* _WHAT THIS TASK INVOLVES_
Gather every line that includes the word "matplotlib", please.

* _DATA EXTRACT_
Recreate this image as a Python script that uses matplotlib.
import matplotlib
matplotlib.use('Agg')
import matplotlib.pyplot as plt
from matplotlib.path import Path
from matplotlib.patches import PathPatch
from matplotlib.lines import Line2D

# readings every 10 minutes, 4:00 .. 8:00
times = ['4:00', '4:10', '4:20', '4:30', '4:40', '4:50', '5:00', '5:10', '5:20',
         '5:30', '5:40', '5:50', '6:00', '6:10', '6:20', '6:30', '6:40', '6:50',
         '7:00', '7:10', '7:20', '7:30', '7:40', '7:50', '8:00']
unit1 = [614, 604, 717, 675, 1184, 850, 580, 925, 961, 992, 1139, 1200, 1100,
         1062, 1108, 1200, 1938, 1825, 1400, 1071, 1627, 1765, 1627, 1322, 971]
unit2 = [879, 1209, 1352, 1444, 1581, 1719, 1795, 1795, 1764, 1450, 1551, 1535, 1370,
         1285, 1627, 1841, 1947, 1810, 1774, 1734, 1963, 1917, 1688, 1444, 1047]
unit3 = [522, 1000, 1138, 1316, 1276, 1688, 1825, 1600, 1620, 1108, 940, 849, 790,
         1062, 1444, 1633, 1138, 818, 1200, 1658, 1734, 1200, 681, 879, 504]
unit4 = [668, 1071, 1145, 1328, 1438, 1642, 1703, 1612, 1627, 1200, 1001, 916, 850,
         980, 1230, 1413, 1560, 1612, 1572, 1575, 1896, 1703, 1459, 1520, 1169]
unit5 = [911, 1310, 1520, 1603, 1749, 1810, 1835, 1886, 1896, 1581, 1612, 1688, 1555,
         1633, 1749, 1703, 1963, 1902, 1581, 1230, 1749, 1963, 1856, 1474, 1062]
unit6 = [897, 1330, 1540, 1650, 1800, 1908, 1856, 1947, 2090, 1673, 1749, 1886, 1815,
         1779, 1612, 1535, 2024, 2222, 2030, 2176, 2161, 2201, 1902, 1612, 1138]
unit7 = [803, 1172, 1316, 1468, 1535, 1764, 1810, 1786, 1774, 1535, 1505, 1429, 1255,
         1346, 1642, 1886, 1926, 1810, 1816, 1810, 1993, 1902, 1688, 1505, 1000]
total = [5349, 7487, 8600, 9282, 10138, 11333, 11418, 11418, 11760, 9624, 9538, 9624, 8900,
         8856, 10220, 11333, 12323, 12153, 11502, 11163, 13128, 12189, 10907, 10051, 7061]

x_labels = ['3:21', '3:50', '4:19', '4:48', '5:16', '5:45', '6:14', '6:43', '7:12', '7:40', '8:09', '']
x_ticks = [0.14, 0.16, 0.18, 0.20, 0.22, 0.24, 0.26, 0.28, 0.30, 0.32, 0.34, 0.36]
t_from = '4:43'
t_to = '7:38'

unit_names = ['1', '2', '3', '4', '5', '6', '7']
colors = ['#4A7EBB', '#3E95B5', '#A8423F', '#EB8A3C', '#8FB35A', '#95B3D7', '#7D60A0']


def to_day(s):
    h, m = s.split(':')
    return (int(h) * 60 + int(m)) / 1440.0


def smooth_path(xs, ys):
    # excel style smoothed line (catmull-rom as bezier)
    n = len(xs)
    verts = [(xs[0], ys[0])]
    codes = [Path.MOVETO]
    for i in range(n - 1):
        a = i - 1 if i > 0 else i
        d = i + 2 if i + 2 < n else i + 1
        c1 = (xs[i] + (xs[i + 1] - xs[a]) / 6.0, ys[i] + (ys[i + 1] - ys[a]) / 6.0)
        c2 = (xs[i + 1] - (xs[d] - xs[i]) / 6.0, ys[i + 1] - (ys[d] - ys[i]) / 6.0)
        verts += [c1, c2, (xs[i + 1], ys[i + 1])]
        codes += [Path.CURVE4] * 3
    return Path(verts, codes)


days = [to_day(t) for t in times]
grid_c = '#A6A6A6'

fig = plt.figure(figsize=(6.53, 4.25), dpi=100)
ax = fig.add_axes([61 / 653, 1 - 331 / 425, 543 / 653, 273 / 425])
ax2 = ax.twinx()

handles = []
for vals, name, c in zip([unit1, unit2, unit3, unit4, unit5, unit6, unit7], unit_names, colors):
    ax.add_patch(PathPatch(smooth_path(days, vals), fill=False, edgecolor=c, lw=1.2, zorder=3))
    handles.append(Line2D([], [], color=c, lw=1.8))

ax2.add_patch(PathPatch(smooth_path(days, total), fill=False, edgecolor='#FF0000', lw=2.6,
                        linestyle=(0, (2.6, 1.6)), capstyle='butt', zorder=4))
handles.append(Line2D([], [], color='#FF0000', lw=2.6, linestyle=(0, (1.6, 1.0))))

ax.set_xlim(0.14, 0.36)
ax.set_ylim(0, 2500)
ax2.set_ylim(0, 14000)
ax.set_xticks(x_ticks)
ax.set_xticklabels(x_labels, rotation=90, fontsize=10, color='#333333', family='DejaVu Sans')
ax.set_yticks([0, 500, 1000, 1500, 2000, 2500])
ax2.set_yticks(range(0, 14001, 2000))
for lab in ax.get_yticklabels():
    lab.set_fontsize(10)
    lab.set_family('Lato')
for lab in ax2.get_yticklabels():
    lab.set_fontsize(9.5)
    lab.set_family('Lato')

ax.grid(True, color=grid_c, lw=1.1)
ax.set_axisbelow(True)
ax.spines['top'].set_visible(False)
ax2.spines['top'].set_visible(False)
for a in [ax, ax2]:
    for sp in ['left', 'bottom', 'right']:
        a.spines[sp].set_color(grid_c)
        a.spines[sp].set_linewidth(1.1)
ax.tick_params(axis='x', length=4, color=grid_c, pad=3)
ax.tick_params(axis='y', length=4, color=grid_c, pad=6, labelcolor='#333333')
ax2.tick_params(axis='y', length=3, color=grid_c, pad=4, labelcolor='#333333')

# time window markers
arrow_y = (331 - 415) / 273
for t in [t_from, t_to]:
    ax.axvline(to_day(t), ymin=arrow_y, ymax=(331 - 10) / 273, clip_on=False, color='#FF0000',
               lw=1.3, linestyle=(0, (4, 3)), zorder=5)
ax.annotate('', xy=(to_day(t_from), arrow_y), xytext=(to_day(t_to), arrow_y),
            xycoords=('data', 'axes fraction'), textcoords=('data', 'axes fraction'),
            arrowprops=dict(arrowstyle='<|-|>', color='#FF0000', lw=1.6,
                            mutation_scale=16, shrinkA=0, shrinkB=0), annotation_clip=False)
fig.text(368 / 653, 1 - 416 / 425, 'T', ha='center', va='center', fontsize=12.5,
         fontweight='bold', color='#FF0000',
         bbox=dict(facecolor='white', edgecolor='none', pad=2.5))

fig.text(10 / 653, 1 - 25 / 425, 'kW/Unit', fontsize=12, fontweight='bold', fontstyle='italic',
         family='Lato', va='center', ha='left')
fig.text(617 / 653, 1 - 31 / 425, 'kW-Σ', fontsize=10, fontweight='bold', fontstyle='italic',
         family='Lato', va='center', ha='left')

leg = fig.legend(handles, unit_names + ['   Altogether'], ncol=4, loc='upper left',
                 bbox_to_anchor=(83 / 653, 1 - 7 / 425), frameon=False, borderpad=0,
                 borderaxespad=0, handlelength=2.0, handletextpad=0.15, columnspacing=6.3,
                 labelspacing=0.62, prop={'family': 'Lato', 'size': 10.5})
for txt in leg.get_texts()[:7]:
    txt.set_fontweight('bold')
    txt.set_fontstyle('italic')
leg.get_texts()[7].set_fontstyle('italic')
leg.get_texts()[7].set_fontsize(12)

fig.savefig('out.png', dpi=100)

* _THE REPLY_
Recreate this image as a Python script that uses matplotlib.
import matplotlib
matplotlib.use('Agg')
import matplotlib.pyplot as plt
from matplotlib.path import Path
from matplotlib.patches import PathPatch
from matplotlib.lines import Line2D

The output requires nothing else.